2. Relating as family
How can we increase the sense of an extended family of particular nuclear families relating e.g. get to know leadership teams of other churches, pray for church leaders, give towards other churches?
3. The church as highly networked
a. Imagine if we could say this of the churches of Christchurch: Of great importance is the extensive evidence that the Christchurch Christian movement was not ... a scattering of relatively isolated, introverted communities, but a network of communities in constant, close communication with each other.” What evidence could we start producing for the city and the churches of the nation to see of this network of communities in constant, close communication with each other in Christchurch?
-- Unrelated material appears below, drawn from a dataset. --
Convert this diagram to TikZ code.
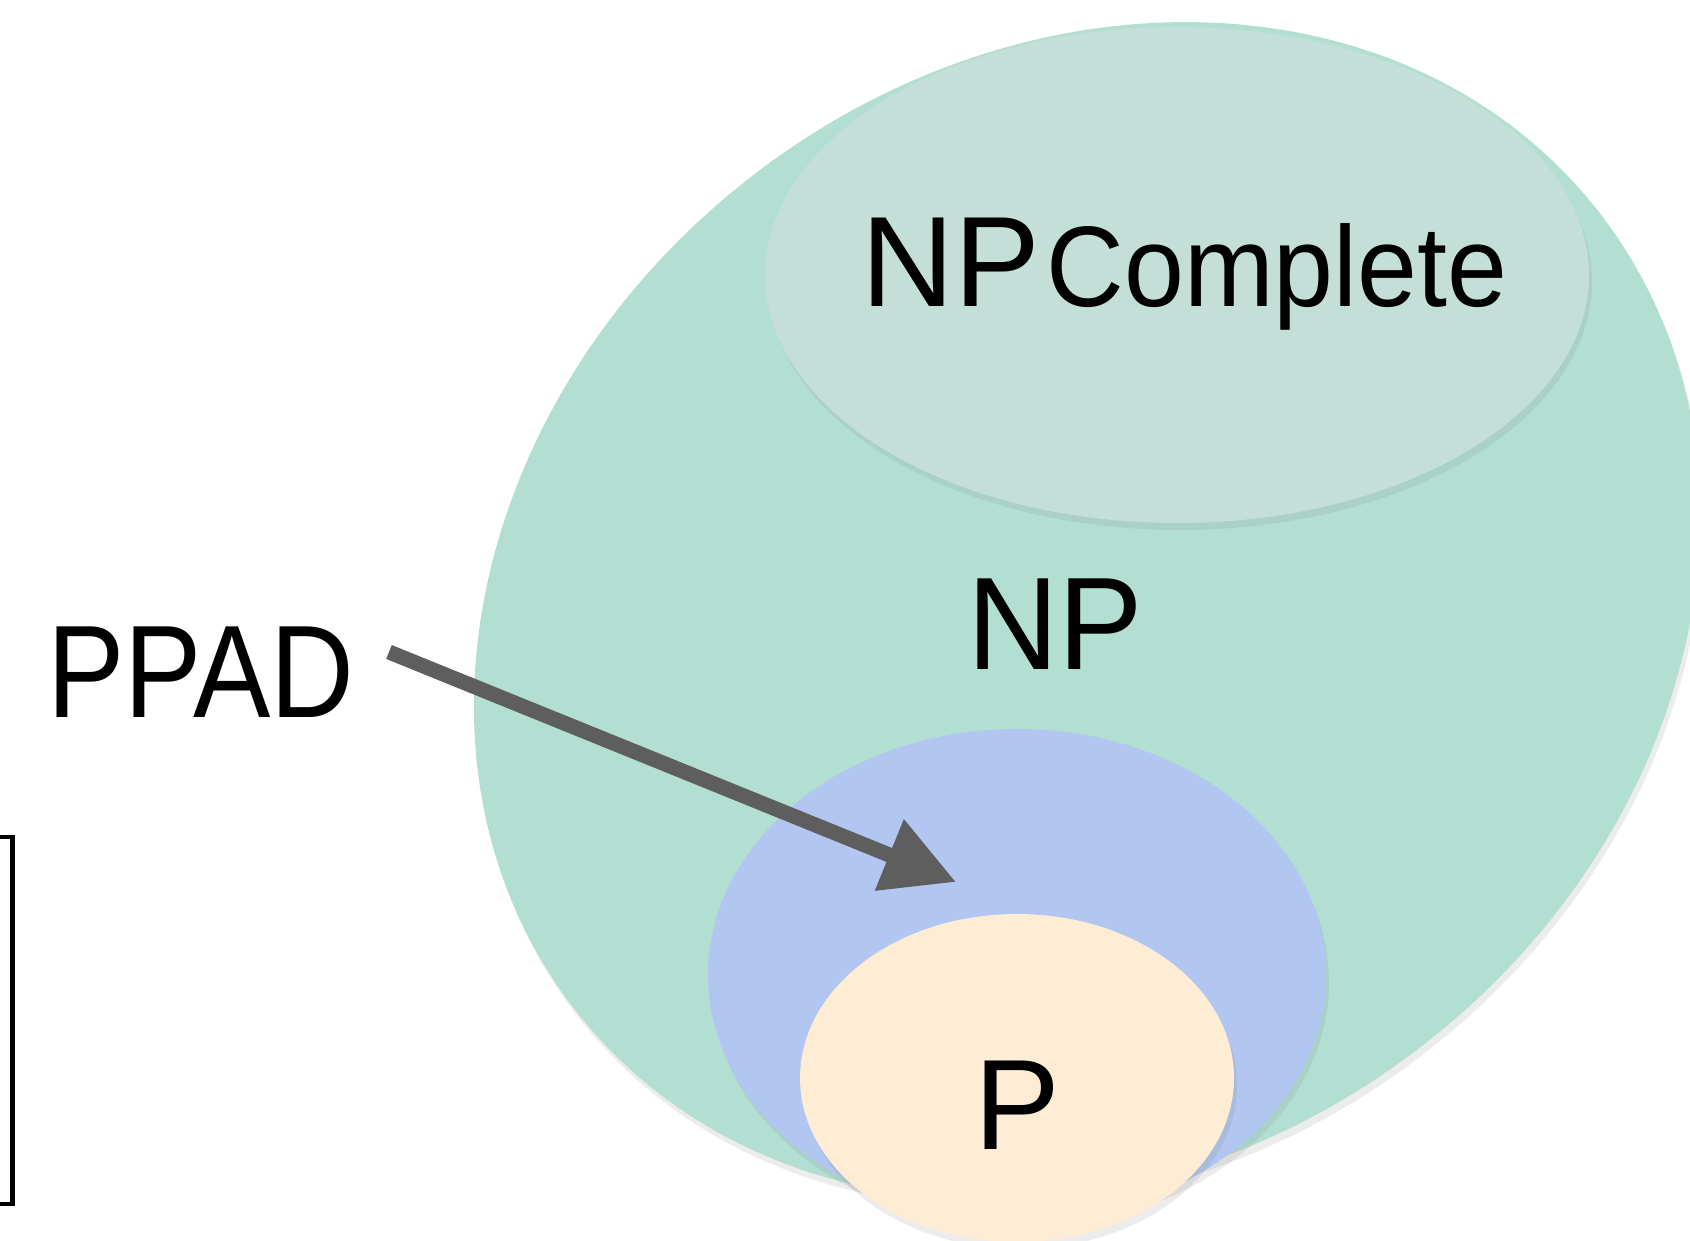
\documentclass[tikz,border=0pt]{standalone}
\usepackage{fontspec}
\setmainfont{Liberation Sans}
\usepackage{xcolor}
\usetikzlibrary{shapes.geometric,shadows,arrows.meta}

\definecolor{npgreen}{HTML}{B3DFD2}
\definecolor{npcgreen}{HTML}{C4DFD7}
\definecolor{ppadblue}{HTML}{B1C6F0}
\definecolor{pcream}{HTML}{FEECD5}
\definecolor{arrowgray}{HTML}{5E5E5E}

\begin{document}
\begin{tikzpicture}
      \tikzstyle{setnode} = [ellipse, draw=none, inner sep = 0pt, drop shadow={opacity=0.15, shadow xshift=0.3mm, shadow yshift=-0.7mm}]
      \tikzstyle{lnode} = [inner sep = 0pt, font=\fontsize{36.6}{40}\selectfont]

      \useasboundingbox (0,0) rectangle (16.9,12.4);
      \clip (0,0) rectangle (16.9,12.4);

      % the classes
      \node[setnode, fill=npgreen, minimum width=12.98cm, minimum height=10.98cm, rotate=38] (npset) at (10.87, 6.29) {};
      \node[setnode, fill=npcgreen, minimum width=8.24cm, minimum height=4.96cm] (npcset) at (11.77, 9.65) {};
      \node[setnode, fill=ppadblue, minimum width=6.18cm, minimum height=4.92cm] (ppadset) at (10.17, 2.65) {};
      \node[setnode, fill=pcream, minimum width=4.34cm, minimum height=3.28cm] (pset) at (10.17, 1.62) {};

      % labels
      \node[lnode, font=\fontsize{37.5}{40}\selectfont, xscale=0.96] (np) at (10.55, 6.16) {NP};
      \node[lnode] (p) at (10.17, 1.35) {P};
      \node[lnode, anchor=base] (npcnp) at (9.51, 9.34) {NP};
      \node[lnode, anchor=base, font=\fontsize{32.6}{36}\selectfont, xscale=0.94] (npccomplete) at (12.77, 9.34) {Complete};
      \node[lnode, font=\fontsize{37.5}{40}\selectfont, xscale=0.88] (ppad) at (2.01, 5.68) {PPAD};

      % connections
      \coordinate (ppadtail) at (3.89, 5.88);
      \coordinate (ppadtip) at (9.56, 3.58);
      \draw[draw=arrowgray, fill=arrowgray, line width=0.15cm, -{Triangle[length=7.2mm, width=7.3mm]}] (ppadtail) to (ppadtip);

      \draw[line width=1.4pt] (0, 4.03) -- (0.127, 4.03) -- (0.127, 0.36) -- (0, 0.36);
\end{tikzpicture}
\end{document}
b. Paul seems to have focused on establishing new hubs of the network which then networked into the surrounding areas. Now there is a thought of strategic importance! How do we foster hubs of ministry and mission within Christchurch? Geographical hubs, denominational hubs, hubs of relational networks, hubs specialist or focused ministries? What different networks or hubs could be foster?
c. What models can you see of networking: larger churches in relationship with smaller churches? Smaller churches creating momentum together? Specialist ministries/people/events that add momentum? Creating shared life and new particularities?
4. A focus/preoccupation on the lost
How will our relating be preoccupied with the Father’s preoccupation with the “lost” of the city (those not connected with God/church)? How do we connect together for this? What could we do?